▸ **Record extracts**
-- Begin --
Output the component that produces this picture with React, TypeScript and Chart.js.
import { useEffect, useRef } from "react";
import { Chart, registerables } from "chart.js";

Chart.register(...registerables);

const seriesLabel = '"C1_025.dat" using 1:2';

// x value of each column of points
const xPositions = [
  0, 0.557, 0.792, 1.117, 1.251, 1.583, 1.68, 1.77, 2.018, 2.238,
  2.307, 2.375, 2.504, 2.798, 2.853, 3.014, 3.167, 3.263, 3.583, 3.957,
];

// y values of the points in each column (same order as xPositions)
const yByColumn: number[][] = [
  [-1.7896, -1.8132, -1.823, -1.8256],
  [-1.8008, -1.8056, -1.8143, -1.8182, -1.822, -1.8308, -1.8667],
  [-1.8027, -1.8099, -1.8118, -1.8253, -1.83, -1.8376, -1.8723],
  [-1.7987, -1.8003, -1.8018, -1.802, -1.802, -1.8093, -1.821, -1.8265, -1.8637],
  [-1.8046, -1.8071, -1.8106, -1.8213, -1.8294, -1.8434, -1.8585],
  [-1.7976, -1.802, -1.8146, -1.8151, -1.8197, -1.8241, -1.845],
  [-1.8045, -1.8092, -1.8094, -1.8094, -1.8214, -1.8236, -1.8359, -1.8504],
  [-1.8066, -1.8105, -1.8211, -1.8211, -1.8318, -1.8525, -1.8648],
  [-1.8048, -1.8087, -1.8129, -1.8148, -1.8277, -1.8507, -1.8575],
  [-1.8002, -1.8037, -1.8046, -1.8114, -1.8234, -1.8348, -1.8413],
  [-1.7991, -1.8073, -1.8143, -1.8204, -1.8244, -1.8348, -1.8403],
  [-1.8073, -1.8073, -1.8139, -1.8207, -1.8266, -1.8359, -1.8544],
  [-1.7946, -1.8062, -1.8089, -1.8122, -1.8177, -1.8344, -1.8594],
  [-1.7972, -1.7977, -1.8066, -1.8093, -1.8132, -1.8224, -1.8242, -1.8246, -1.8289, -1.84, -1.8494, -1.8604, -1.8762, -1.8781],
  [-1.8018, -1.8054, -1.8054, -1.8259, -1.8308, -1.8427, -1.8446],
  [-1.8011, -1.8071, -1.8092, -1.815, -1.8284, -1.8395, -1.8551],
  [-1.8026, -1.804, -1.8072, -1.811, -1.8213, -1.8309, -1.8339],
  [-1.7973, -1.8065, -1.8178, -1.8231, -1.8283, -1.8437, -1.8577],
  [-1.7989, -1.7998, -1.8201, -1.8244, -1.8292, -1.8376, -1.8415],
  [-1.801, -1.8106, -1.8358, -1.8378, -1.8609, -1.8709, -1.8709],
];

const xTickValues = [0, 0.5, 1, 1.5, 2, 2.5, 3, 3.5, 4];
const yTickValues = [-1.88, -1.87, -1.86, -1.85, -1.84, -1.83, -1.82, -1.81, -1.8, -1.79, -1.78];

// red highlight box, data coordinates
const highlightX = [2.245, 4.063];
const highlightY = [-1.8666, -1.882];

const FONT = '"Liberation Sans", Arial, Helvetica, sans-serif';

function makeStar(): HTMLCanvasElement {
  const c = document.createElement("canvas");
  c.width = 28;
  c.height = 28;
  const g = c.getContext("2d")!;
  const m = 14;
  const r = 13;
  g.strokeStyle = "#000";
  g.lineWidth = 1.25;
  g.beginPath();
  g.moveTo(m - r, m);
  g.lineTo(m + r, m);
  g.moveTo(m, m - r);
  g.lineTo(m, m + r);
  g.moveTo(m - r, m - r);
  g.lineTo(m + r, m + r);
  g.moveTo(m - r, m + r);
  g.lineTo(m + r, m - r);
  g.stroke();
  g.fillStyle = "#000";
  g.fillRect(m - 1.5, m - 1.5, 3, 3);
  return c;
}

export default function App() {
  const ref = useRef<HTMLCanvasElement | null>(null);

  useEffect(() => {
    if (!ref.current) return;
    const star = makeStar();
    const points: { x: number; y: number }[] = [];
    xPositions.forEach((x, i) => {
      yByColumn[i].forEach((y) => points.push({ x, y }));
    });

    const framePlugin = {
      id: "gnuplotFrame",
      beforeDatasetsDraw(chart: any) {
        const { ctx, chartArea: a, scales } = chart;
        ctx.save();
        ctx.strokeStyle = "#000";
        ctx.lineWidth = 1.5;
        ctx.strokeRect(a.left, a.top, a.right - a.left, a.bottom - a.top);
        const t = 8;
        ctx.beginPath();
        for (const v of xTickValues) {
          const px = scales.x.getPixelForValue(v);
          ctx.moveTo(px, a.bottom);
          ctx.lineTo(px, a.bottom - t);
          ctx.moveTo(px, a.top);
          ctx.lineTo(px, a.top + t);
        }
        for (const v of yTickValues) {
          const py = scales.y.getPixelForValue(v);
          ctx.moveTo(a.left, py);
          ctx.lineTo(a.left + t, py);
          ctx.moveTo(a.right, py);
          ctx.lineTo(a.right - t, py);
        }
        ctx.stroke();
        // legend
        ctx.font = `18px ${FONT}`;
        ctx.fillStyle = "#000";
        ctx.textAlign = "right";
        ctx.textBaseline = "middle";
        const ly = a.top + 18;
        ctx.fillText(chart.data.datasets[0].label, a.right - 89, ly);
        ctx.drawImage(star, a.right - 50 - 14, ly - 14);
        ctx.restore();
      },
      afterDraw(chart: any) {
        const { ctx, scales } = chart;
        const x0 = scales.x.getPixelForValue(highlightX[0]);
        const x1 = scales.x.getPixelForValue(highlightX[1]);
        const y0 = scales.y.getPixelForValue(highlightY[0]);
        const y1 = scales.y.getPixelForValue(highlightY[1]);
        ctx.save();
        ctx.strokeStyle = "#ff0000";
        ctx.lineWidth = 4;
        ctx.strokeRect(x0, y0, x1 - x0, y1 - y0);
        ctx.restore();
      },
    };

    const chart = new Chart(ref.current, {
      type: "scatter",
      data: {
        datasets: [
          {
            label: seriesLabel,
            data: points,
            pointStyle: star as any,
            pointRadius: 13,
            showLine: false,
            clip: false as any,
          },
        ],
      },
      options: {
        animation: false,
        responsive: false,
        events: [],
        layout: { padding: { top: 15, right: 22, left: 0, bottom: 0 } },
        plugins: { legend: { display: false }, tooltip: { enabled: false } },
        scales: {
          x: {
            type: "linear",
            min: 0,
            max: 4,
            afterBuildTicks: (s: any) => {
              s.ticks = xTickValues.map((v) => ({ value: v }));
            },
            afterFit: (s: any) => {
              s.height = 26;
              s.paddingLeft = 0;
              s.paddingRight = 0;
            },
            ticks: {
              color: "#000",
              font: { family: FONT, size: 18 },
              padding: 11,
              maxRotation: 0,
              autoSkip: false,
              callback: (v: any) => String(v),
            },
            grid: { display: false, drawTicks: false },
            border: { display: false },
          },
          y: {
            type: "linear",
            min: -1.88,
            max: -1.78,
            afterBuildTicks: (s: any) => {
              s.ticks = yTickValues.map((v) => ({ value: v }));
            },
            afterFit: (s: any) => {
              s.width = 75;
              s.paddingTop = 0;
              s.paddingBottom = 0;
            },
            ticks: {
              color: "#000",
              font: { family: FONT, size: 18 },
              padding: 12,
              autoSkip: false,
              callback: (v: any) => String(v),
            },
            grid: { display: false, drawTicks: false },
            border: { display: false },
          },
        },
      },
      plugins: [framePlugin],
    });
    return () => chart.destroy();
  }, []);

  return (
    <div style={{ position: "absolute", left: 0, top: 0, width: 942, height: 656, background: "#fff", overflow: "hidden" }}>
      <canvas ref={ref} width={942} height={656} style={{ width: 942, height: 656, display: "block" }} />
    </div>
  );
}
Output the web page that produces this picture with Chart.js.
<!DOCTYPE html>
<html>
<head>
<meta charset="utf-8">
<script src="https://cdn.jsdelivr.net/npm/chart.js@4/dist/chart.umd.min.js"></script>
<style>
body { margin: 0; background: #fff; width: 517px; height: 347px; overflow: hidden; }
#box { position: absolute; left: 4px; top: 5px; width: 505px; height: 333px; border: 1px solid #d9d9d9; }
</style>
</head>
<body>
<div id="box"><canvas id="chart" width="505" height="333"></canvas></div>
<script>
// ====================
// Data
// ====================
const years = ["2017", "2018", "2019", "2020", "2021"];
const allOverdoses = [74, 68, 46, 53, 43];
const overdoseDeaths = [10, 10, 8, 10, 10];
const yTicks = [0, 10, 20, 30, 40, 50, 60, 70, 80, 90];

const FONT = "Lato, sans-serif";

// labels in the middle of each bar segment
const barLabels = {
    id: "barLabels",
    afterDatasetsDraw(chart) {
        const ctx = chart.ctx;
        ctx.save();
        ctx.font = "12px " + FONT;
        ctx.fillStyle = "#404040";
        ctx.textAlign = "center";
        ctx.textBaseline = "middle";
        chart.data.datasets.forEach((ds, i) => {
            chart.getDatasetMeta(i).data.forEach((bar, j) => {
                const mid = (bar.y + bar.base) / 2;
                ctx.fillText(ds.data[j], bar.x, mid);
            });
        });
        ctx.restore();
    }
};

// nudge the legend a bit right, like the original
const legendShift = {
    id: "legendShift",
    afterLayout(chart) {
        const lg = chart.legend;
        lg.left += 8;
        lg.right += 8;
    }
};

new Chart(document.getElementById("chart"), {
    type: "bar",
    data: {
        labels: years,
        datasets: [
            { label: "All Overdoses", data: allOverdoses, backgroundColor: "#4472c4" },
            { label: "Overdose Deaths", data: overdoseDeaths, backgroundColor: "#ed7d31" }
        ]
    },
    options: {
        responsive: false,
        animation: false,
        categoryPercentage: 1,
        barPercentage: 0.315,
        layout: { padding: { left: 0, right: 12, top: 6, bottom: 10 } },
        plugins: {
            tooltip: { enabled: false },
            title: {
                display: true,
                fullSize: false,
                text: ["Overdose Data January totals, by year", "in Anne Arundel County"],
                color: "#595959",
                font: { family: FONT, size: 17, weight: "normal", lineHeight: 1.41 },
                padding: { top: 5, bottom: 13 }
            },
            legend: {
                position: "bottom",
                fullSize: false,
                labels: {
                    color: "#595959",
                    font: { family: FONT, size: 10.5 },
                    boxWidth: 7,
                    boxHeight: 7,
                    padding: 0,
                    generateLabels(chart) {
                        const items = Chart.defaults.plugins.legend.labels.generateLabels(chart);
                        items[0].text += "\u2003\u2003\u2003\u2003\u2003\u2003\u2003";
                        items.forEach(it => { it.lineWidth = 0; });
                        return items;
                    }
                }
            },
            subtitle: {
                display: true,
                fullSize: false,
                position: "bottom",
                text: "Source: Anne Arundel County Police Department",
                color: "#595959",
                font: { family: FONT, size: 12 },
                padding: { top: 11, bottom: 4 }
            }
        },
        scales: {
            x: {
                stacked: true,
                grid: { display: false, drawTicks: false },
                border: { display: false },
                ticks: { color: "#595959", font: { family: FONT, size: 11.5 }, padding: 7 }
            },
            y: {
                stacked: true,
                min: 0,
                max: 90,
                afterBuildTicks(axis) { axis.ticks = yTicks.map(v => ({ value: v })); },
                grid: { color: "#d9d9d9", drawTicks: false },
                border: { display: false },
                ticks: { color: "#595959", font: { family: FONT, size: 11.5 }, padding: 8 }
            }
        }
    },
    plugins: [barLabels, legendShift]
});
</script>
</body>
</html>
-- End --
Quote the lines that begin at the line containing "Output the web" and end at the line containing "70, 80, 90];", keeping both of those lines.

Output the web page that produces this picture with Chart.js.
<!DOCTYPE html>
<html>
<head>
<meta charset="utf-8">
<script src="https://cdn.jsdelivr.net/npm/chart.js@4/dist/chart.umd.min.js"></script>
<style>
body { margin: 0; background: #fff; width: 517px; height: 347px; overflow: hidden; }
#box { position: absolute; left: 4px; top: 5px; width: 505px; height: 333px; border: 1px solid #d9d9d9; }
</style>
</head>
<body>
<div id="box"><canvas id="chart" width="505" height="333"></canvas></div>
<script>
// ====================
// Data
// ====================
const years = ["2017", "2018", "2019", "2020", "2021"];
const allOverdoses = [74, 68, 46, 53, 43];
const overdoseDeaths = [10, 10, 8, 10, 10];
const yTicks = [0, 10, 20, 30, 40, 50, 60, 70, 80, 90];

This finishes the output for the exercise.